### TO BE DONE
Go through the material below and copy all lines with "chart".

### RECORD LIST
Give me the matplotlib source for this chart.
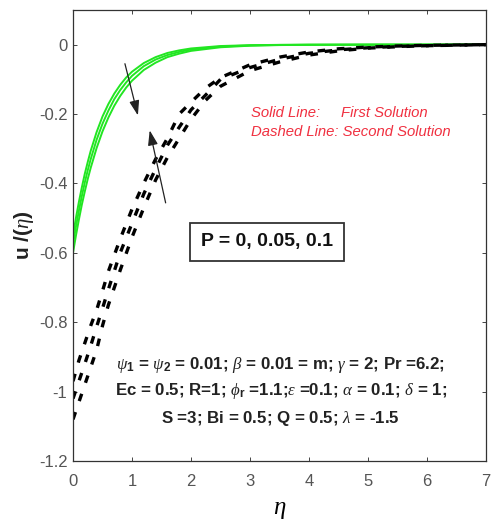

--

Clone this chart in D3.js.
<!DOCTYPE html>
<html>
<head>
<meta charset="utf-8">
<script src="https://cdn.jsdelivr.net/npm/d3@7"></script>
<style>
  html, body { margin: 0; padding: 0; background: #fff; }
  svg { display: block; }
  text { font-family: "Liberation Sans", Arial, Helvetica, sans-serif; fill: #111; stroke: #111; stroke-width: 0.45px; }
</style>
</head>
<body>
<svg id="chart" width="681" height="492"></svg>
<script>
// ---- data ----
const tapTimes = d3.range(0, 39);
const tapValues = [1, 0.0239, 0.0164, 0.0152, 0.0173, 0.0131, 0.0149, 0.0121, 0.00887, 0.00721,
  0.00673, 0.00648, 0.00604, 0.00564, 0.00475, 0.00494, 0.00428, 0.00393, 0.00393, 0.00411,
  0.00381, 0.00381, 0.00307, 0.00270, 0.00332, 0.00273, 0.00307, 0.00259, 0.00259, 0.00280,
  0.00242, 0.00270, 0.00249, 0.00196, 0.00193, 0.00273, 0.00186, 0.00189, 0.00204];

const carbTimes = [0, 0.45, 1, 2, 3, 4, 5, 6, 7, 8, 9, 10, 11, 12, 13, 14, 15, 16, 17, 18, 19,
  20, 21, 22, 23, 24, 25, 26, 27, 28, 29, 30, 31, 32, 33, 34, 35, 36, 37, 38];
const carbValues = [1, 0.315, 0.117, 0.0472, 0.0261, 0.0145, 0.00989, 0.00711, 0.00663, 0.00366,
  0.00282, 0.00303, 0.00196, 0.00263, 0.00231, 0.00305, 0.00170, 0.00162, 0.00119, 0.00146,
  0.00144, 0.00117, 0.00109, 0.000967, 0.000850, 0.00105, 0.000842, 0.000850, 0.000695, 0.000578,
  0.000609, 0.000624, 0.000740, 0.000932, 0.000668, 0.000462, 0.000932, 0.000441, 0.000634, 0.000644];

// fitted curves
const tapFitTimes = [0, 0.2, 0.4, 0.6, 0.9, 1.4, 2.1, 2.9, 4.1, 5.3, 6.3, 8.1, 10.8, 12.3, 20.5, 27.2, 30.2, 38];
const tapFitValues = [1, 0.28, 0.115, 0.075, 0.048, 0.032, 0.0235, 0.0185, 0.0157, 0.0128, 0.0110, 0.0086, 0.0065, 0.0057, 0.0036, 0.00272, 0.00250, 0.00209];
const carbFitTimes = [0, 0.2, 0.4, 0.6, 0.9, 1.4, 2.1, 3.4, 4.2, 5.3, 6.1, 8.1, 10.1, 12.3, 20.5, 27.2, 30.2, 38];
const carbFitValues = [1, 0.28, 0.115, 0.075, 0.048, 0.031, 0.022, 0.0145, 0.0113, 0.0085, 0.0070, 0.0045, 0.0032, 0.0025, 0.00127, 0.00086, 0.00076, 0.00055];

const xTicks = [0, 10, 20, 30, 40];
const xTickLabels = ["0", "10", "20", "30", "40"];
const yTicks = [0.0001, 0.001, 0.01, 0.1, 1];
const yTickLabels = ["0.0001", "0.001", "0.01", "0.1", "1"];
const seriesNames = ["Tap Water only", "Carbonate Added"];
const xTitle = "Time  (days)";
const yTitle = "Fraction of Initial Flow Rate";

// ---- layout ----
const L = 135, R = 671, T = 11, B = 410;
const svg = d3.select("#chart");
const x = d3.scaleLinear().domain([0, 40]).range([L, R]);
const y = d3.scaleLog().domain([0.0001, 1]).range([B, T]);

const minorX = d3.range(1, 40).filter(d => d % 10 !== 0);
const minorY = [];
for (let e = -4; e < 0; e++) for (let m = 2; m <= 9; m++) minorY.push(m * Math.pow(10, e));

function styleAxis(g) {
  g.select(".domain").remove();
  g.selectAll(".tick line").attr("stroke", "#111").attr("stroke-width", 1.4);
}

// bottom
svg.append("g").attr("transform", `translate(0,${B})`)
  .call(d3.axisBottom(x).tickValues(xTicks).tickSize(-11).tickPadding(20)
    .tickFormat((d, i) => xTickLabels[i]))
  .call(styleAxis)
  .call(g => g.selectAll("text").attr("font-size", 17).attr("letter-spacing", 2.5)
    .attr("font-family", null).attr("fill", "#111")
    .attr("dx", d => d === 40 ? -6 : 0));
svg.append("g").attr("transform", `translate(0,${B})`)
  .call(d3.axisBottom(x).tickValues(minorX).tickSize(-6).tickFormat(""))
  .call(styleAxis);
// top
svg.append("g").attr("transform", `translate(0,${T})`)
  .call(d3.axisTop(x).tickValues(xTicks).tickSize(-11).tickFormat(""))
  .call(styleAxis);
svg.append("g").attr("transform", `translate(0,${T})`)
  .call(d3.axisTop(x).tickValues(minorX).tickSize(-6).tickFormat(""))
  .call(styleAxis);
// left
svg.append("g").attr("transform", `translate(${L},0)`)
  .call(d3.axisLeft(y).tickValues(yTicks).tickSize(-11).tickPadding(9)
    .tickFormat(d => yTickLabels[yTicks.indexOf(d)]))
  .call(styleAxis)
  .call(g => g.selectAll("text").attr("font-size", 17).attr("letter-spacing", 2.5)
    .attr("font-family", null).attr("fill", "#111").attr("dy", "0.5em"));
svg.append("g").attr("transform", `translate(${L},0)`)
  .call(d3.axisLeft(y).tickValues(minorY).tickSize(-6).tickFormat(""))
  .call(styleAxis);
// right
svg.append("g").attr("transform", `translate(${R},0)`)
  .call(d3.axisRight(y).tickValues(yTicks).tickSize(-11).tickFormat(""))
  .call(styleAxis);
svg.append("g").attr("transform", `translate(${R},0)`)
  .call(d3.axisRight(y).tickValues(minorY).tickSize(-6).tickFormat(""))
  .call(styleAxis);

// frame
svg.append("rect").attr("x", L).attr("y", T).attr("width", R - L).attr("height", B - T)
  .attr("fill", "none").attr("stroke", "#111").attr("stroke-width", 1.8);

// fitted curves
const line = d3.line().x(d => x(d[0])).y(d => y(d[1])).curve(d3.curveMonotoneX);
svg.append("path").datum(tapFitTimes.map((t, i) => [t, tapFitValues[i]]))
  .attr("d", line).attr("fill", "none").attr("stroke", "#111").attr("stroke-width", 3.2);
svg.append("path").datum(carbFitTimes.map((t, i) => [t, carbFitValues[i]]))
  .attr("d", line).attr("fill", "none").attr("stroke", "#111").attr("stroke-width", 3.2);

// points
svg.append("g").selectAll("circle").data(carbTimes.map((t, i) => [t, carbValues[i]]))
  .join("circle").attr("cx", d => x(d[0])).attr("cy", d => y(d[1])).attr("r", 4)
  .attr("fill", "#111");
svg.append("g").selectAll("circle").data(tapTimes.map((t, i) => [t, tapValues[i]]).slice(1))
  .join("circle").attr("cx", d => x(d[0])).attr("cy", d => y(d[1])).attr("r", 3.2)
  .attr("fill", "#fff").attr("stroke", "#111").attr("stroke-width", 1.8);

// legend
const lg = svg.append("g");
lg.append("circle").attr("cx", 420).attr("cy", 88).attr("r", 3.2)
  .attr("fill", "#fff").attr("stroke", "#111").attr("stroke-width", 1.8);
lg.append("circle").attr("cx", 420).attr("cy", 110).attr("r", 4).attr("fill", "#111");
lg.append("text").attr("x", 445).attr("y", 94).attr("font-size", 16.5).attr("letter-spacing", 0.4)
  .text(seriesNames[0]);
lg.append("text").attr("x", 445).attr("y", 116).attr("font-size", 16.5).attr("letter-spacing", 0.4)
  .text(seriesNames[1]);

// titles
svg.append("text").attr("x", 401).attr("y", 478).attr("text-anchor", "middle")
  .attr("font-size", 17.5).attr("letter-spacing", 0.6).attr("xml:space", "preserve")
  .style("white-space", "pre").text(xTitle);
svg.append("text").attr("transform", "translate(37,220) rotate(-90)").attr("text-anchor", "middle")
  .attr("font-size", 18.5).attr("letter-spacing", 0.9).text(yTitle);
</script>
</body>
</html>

### RESPONSE TO THIS EXERCISE
Give me the matplotlib source for this chart.
Clone this chart in D3.js.
<svg id="chart" width="681" height="492"></svg>
const svg = d3.select("#chart");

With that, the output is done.